No trecho em que Ele avista o filho que retorna, temos uma das mais belas lições do Cristianismo.

Ao contar a história do Pai que corre em direção ao filho, abraça-o e beija-o, Jesus está nos ensinando que o restabelecimento dos laços primordiais, a religação, a “religião”, portanto, entre Deus e os homens é algo direto, sem interferências.
De forma sublime, o Cristo, além de nos indicar o caminho, mostra que nada deve ser interpor na relação entre o Pai e seus filhos.
E reitera que a única regra que deve ser seguida de maneira absoluta, sem maniqueísmos nem preferências, é a lei do amor.

O Silêncio e a Fúria (ou "da experiência de um anônimo perante o Cristo")


"Que dizes Tu?"

Diante daquela afronta à Lei, o apedrejamento era pouco para aquela mulher. Eu, respeitador dos bons costumes, homem temente a Deus, não poderia me calar: juntei-me à pequena multidão que desejava fosse feita justiça.

Não sei ao certo por qual razão, os sacerdotes resolveram levá-la, antes, à presença de um galileu a quem diziam profeta. Alguns o tinham pelo Messias. Imagine só, o “Messias”, vindo da Galileia! Acaso existe algo além de poeira e pobreza naquela terra esquecida por Javé?

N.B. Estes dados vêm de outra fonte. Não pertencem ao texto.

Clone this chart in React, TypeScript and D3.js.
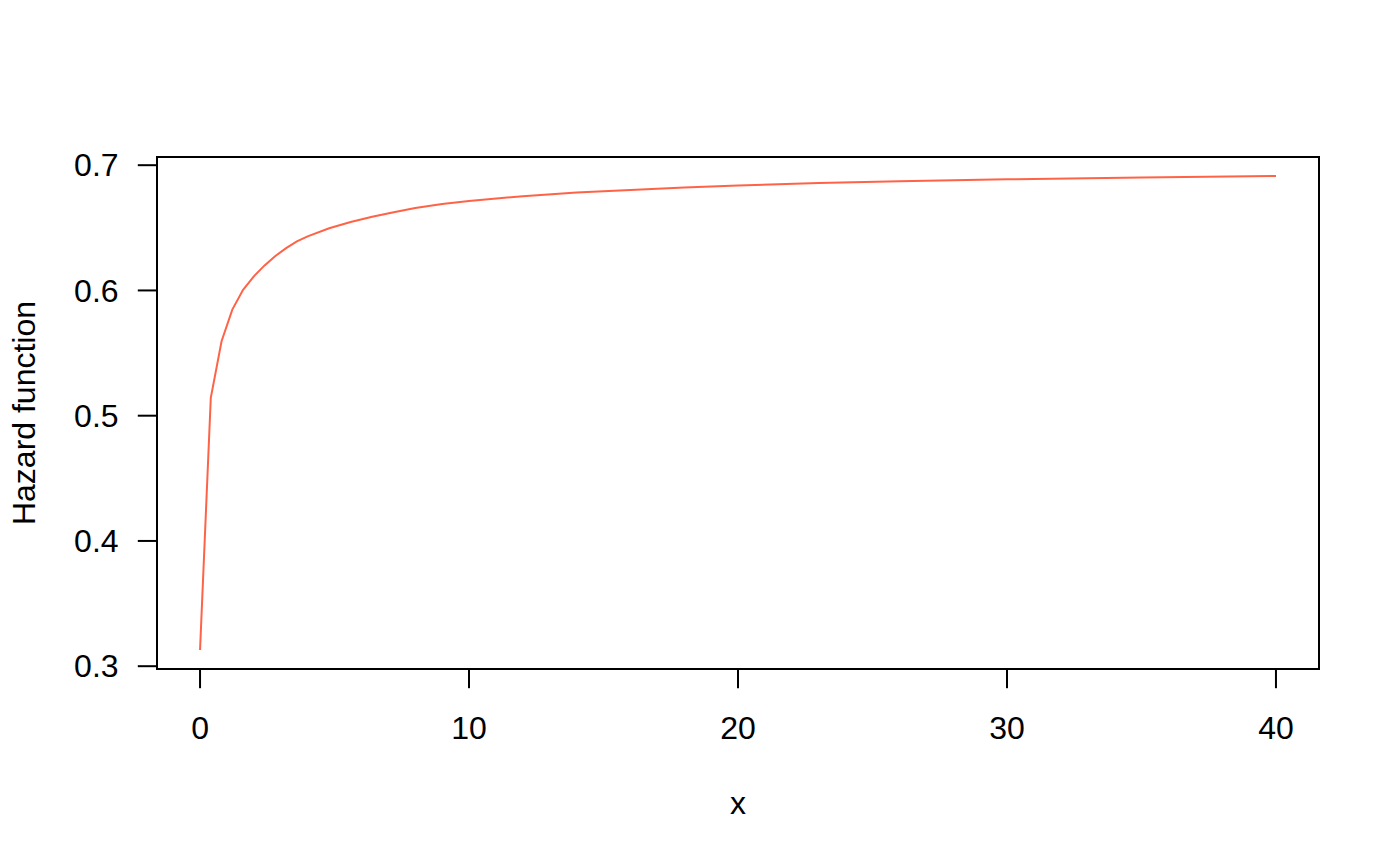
import * as React from 'react';
import * as d3 from 'd3';

// hazard curve
const xValues = [0, 0.4, 0.8, 1.2, 1.6, 2.0, 2.4, 2.8, 3.2, 3.6, 4.0, 4.8, 5.6, 6.4, 7.2, 8, 9, 10,
    12, 14, 16, 18, 20, 23, 26, 30, 35, 40];
const hazardValues = [0.3129, 0.5143, 0.5594, 0.5847, 0.6005, 0.6112, 0.6200, 0.6275, 0.6338, 0.6392,
    0.6432, 0.6497, 0.6546, 0.6588, 0.6625, 0.6658, 0.6690, 0.6715,
    0.6752, 0.6782, 0.6802, 0.6821, 0.6837, 0.6857, 0.6872, 0.6887, 0.6902, 0.6914];

const xTicks = [0, 10, 20, 30, 40];
const yTicks = [0.3, 0.4, 0.5, 0.6, 0.7];

const xLabel = 'x';
const yLabel = 'Hazard function';

const width = 1400;
const height = 866;
const font = '"Liberation Sans", Arial, Helvetica, sans-serif';
const fontSize = 32;
const lineH = 38.4; // one R margin line
const tick = 19.2;

// R style: extend the data range by 4% on each side
function padRange(ext: [number, number]): [number, number] {
    const d = (ext[1] - ext[0]) * 0.04;
    return [ext[0] - d, ext[1] + d];
}

export default function App() {
    const left = 157, right = 1319, top = 157, bottom = 669;

    const xScale = d3.scaleLinear()
        .domain(padRange(d3.extent(xValues) as [number, number]))
        .range([left, right]);
    const yScale = d3.scaleLinear()
        .domain(padRange(d3.extent(hazardValues) as [number, number]))
        .range([bottom, top]);

    const points: [number, number][] = xValues.map((x, i) => [x, hazardValues[i]]);
    const line = d3.line<[number, number]>()
        .x(d => xScale(d[0]))
        .y(d => yScale(d[1]));

    return (
        <svg width={width} height={height} style={{ position: 'absolute', left: 0, top: 0, display: 'block' }}
            fontFamily={font} fontSize={fontSize}>
            <rect width={width} height={height} fill="white" />

            <path d={line(points) || ''} fill="none" stroke="#FF6347" strokeWidth={2} />

            <rect x={left} y={top} width={right - left} height={bottom - top}
                fill="none" stroke="black" strokeWidth={2} />

            {/* x axis */}
            <line x1={xScale(xTicks[0])} x2={xScale(xTicks[xTicks.length - 1])} y1={bottom} y2={bottom}
                stroke="black" strokeWidth={2} />
            {xTicks.map(t => (
                <g key={'x' + t}>
                    <line x1={xScale(t)} x2={xScale(t)} y1={bottom} y2={bottom + tick} stroke="black" strokeWidth={2} />
                    <text x={xScale(t)} y={bottom + 70} textAnchor="middle">{t}</text>
                </g>
            ))}

            {/* y axis */}
            <line x1={left} x2={left} y1={yScale(yTicks[0])} y2={yScale(yTicks[yTicks.length - 1])}
                stroke="black" strokeWidth={2} />
            {yTicks.map(t => (
                <g key={'y' + t}>
                    <line x1={left} x2={left - tick} y1={yScale(t)} y2={yScale(t)} stroke="black" strokeWidth={2} />
                    <text x={left - lineH} y={yScale(t)} dy="0.35em" textAnchor="end">{t.toFixed(1)}</text>
                </g>
            ))}

            <text x={(left + right) / 2} y={814} textAnchor="middle">{xLabel}</text>
            <text transform={`translate(35, ${(top + bottom) / 2}) rotate(-90)`} textAnchor="middle">{yLabel}</text>
        </svg>
    );
}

Ao chegar aonde o tal profeta se encontrava, vi-o tracejando algo na areia; decerto alguma profecia antiga e obscura, cujos detalhes ele temia esquecer antes de ser desmascarado pelos doutores da lei.

Gritei, incitado pelos sacerdotes, palavras de repúdio à adúltera. O galileu continuou seus rabiscos no chão. Senti-me afrontado e ainda mais furioso com seu silêncio.

Eis que bradaram que a Lei de Moisés mandava apedrejá-la. “E tu, o que dizes?”, indagaram-lhe. Agora não havia saída também para ele: se contestasse a Torá poderíamos apedrejá-lo, por blasfêmia.

Ao se levantar, porém, os olhos do galileu de relance encontraram os meus. Não lembro ao certo suas palavras, nem quanto tempo durou sua lição, mas ouvi o som de pedras sendo soltas ao chão, e senti a fúria da turba se dissipar como se levada por uma brisa suave do Tiberíades. 

Enquanto me afastava, virei-me uma vez mais e o vi conversando com a mulher.

Não sei o que o galileu lhe dizia. Gostaria de saber. Mas segui meu caminho, pedindo a Javé que me inspirasse a não pecar mais.